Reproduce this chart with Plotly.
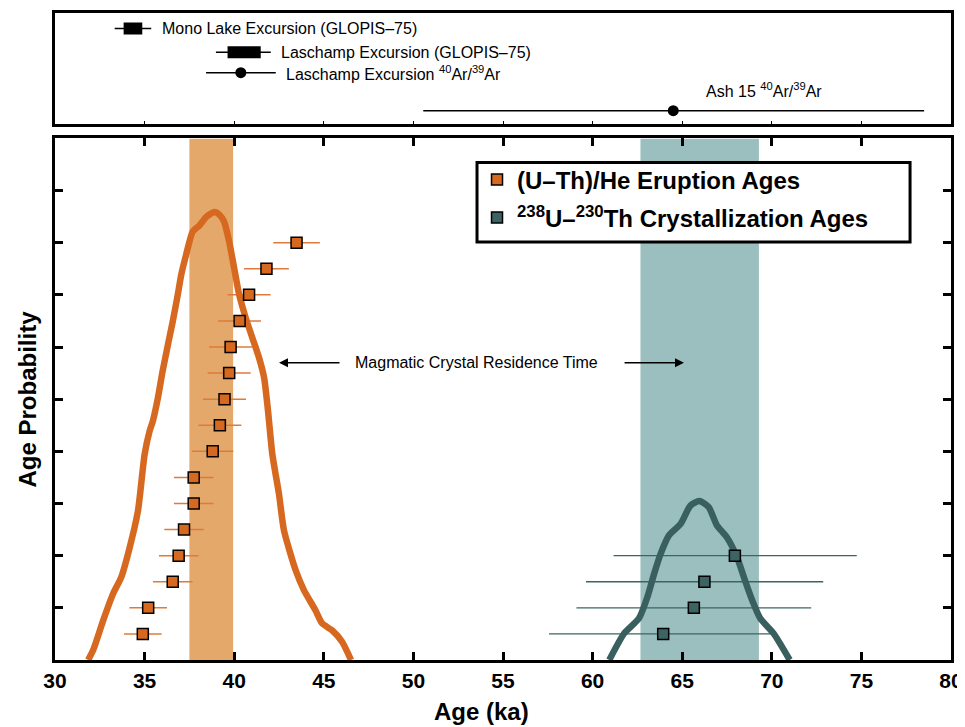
import plotly.graph_objects as go

# ---------------- data ----------------
# (U-Th)/He eruption ages (ka) with errors, stacked rows
he_age = [34.9, 35.2, 36.57, 36.9, 37.2, 37.74, 37.74, 38.8, 39.2, 39.46, 39.72, 39.8, 40.3, 40.83, 41.8, 43.48]
he_err = [1.05, 1.05, 1.1, 1.1, 1.1, 1.1, 1.1, 1.15, 1.2, 1.2, 1.2, 1.2, 1.2, 1.2, 1.25, 1.3]
he_row = [0.5, 1.0, 1.5, 2.0, 2.5, 3.0, 3.5, 4.0, 4.5, 5.0, 5.5, 6.0, 6.5, 7.0, 7.5, 8.0]

# 238U-230Th crystallization ages (ka)
th_age = [63.94, 65.65, 66.24, 67.94]
th_err_plus = [6.0, 6.55, 6.63, 6.8]
th_err_minus = [6.37, 6.55, 6.61, 6.77]
th_row = [0.5, 1.0, 1.5, 2.0]

# probability curves
he_curve_x = [31.85, 32.13, 32.69, 33.24, 33.7, 34.17, 34.63, 35.0, 35.28, 35.46, 35.74, 36.0, 36.3,
              36.57, 36.85, 37.04, 37.31, 37.68, 38.06, 38.43, 38.89, 39.17, 39.44, 39.72, 40.0, 40.28,
              40.65, 41.02, 41.39, 41.67, 41.88, 42.13, 42.5, 42.78, 43.43, 43.89, 44.54, 44.91, 45.46,
              46.02, 46.52]
he_curve_y = [0.0, 0.19, 0.76, 1.27, 1.59, 2.16, 2.86, 3.94, 4.39, 4.58, 5.02, 5.53, 6.04,
              6.49, 7.0, 7.38, 7.76, 8.21, 8.33, 8.49, 8.59, 8.54, 8.40, 8.02, 7.51, 7.0,
              6.55, 6.17, 5.79, 5.41, 4.8, 3.94, 3.18, 2.48, 1.72, 1.34, 0.95, 0.70, 0.57,
              0.35, 0.0]
th_curve_x = [60.93, 61.76, 62.59, 63.06, 63.43, 63.8, 64.26, 64.91, 65.46, 65.96, 66.48, 66.94,
              67.5, 68.06, 68.5, 68.9, 69.35, 70.1, 71.0]
th_curve_y = [0.0, 0.51, 0.8, 1.21, 1.65, 2.04, 2.39, 2.61, 2.96, 3.05, 2.93, 2.58,
              2.35, 1.97, 1.53, 1.15, 0.8, 0.51, 0.0]

# weighted-mean bands (ka)
he_band = [37.5, 39.94]
th_band = [62.67, 69.28]

# reference ages for top panel
ref_names = ["Mono Lake Excursion (GLOPIS\u201375)", "Laschamp Excursion (GLOPIS\u201375)",
             "Laschamp Excursion <sup>40</sup>Ar/<sup>39</sup>Ar", "Ash 15 <sup>40</sup>Ar/<sup>39</sup>Ar"]
ref_center = [34.35, 40.55, 40.37, 64.5]
ref_box_lo = [33.83, 39.63, None, None]
ref_box_hi = [34.87, 41.48, None, None]
ref_lo = [33.33, 38.98, 38.43, 50.55]
ref_hi = [35.37, 42.04, 42.32, 78.5]
ref_row = [4.3, 3.22, 2.3, 0.58]

x_ticks = [30, 35, 40, 45, 50, 55, 60, 65, 70, 75, 80]
y_ticks = [1, 2, 3, 4, 5, 6, 7, 8, 9]

# ---------------- styles ----------------
ORANGE = "#D6691F"
ORANGE_BAND = "#E3A86A"
ORANGE_ERR = "#E07A3A"
TEAL = "#3A5F5F"
TEAL_BAND = "#9BBFBF"
TEAL_MARK = "#3C6464"
FONT = "Liberation Sans, Arial, Helvetica, sans-serif"

fig = go.Figure()

# bands
for band, col in [(he_band, ORANGE_BAND), (th_band, TEAL_BAND)]:
    fig.add_trace(go.Scatter(x=[band[0], band[1], band[1], band[0], band[0]], y=[0, 0, 10, 10, 0],
                             fill="toself", fillcolor=col, line=dict(width=0), mode="lines",
                             showlegend=False, hoverinfo="skip", xaxis="x", yaxis="y"))

# error bars (drawn under curves)
fig.add_trace(go.Scatter(x=he_age, y=he_row, mode="markers", marker=dict(size=1, opacity=0),
                         error_x=dict(type="data", array=he_err, color=ORANGE_ERR, thickness=1.5, width=0),
                         showlegend=False, hoverinfo="skip"))
fig.add_trace(go.Scatter(x=th_age, y=th_row, mode="markers", marker=dict(size=1, opacity=0),
                         error_x=dict(type="data", array=th_err_plus, arrayminus=th_err_minus,
                                      symmetric=False, color=TEAL_MARK, thickness=1.3, width=0),
                         showlegend=False, hoverinfo="skip"))

# curves
fig.add_trace(go.Scatter(x=he_curve_x, y=he_curve_y, mode="lines",
                         line=dict(color=ORANGE, width=6.5, shape="spline", smoothing=0.6),
                         showlegend=False, hoverinfo="skip"))
fig.add_trace(go.Scatter(x=th_curve_x, y=th_curve_y, mode="lines",
                         line=dict(color=TEAL, width=6.5, shape="spline", smoothing=0.6),
                         showlegend=False, hoverinfo="skip"))

# markers
fig.add_trace(go.Scatter(x=he_age, y=he_row, mode="markers", name="(U\u2013Th)/He Eruption Ages",
                         marker=dict(symbol="square", size=11, color=ORANGE, line=dict(color="black", width=1.5)),
                         legendgroup="a"))
fig.add_trace(go.Scatter(x=th_age, y=th_row, mode="markers",
                         name="<sup>238</sup>U\u2013<sup>230</sup>Th Crystallization Ages",
                         marker=dict(symbol="square", size=11, color=TEAL_MARK, line=dict(color="black", width=1.5)),
                         legendgroup="b"))

# top panel: reference ages
for i in range(len(ref_names)):
    fig.add_trace(go.Scatter(x=[ref_lo[i], ref_hi[i]], y=[ref_row[i], ref_row[i]], mode="lines",
                             line=dict(color="black", width=1.5), showlegend=False, hoverinfo="skip",
                             xaxis="x2", yaxis="y2"))
    if ref_box_lo[i] is not None:
        fig.add_trace(go.Scatter(x=[ref_box_lo[i], ref_box_hi[i]], y=[ref_row[i], ref_row[i]], mode="lines",
                                 line=dict(color="black", width=12), showlegend=False, hoverinfo="skip",
                                 xaxis="x2", yaxis="y2"))
    else:
        fig.add_trace(go.Scatter(x=[ref_center[i]], y=[ref_row[i]], mode="markers",
                                 marker=dict(color="black", size=11), showlegend=False, hoverinfo="skip",
                                 xaxis="x2", yaxis="y2"))

annotations = []
label_x = [ref_hi[0] + 0.5, ref_hi[1] + 0.45, ref_hi[2] + 0.45, 69.56]
label_y = [ref_row[0], ref_row[1], ref_row[2], 1.5]
label_anchor = ["left", "left", "left", "center"]
for i in range(len(ref_names)):
    annotations.append(dict(x=label_x[i], y=label_y[i], xref="x2", yref="y2", text=ref_names[i],
                            showarrow=False, xanchor=label_anchor[i], yanchor="middle",
                            font=dict(family=FONT, size=16, color="black")))

# residence-time annotation and arrows
annotations.append(dict(x=53.5, y=5.7, xref="x", yref="y", text="Magmatic Crystal Residence Time",
                        showarrow=False, font=dict(family=FONT, size=16, color="black")))
annotations.append(dict(x=42.5, y=5.7, ax=45.96, ay=5.7, xref="x", yref="y", axref="x", ayref="y",
                        text="", showarrow=True, arrowhead=2, arrowsize=1.2, arrowwidth=1.5, arrowcolor="black"))
annotations.append(dict(x=65.1, y=5.7, ax=61.7, ay=5.7, xref="x", yref="y", axref="x", ayref="y",
                        text="", showarrow=True, arrowhead=2, arrowsize=1.2, arrowwidth=1.5, arrowcolor="black"))

# axis titles
annotations.append(dict(x=0.4755, y=-0.08, xref="paper", yref="paper", text="<b>Age (ka)</b>",
                        showarrow=False, yanchor="middle",
                        font=dict(family=FONT, size=24, color="black")))
annotations.append(dict(x=-0.031, y=0.403, xref="paper", yref="paper", text="<b>Age Probability</b>",
                        showarrow=False, textangle=-90, xanchor="center", yanchor="middle",
                        font=dict(family=FONT, size=24, color="black")))

# legend frame (white box with black border)
shapes = [dict(type="rect", xref="paper", yref="paper", x0=0.471, x1=0.9543, y0=0.646, y1=0.769,
               fillcolor="white", line=dict(color="black", width=3), layer="above")]

# page body has an 8px default margin, so the figure is sized to fit the window after that offset
fig.update_layout(
    width=957, height=719,
    margin=dict(l=47, r=11, t=2, b=67),
    paper_bgcolor="white", plot_bgcolor="white",
    font=dict(family=FONT, color="black"),
    showlegend=True,
    legend=dict(x=0.471, y=0.777, xanchor="left", yanchor="top",
                bgcolor="rgba(0,0,0,0)", borderwidth=0,
                font=dict(family=FONT, size=24, color="black", weight="bold"),
                tracegroupgap=4, itemsizing="trace"),
    xaxis=dict(domain=[0, 1], range=[30, 80], anchor="y", tickvals=x_ticks,
               ticks="inside", ticklen=8, tickwidth=2.5, tickcolor="black",
               showline=True, linewidth=3, linecolor="black", mirror="allticks",
               showgrid=False, zeroline=False, ticklabeloverflow="allow",
               tickfont=dict(family=FONT, size=21, color="black", weight="bold")),
    yaxis=dict(domain=[0, 0.8062], range=[0, 10], anchor="x", tickvals=y_ticks,
               ticks="inside", ticklen=8, tickwidth=2.5, tickcolor="black", showticklabels=False,
               showline=True, linewidth=3, linecolor="black", mirror="allticks",
               showgrid=False, zeroline=False),
    xaxis2=dict(domain=[0, 1], range=[30, 80], anchor="y2", tickvals=x_ticks,
                ticks="inside", ticklen=3, tickwidth=1, tickcolor="black", showticklabels=False,
                showline=True, linewidth=3, linecolor="black", mirror=True,
                showgrid=False, zeroline=False),
    yaxis2=dict(domain=[0.8292, 1], range=[0, 5], anchor="x2", showticklabels=False, ticks="",
                showline=True, linewidth=3, linecolor="black", mirror=True,
                showgrid=False, zeroline=False),
    shapes=shapes,
    annotations=annotations,
)

fig.write_html("out.html")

-*-*-

**Exercise aim**
Take the material above from its first line through the line holding "import plotly.graph_objects as go" and set it down exactly, without the pictures.

**Solution to this task**
Reproduce this chart with Plotly.
import plotly.graph_objects as go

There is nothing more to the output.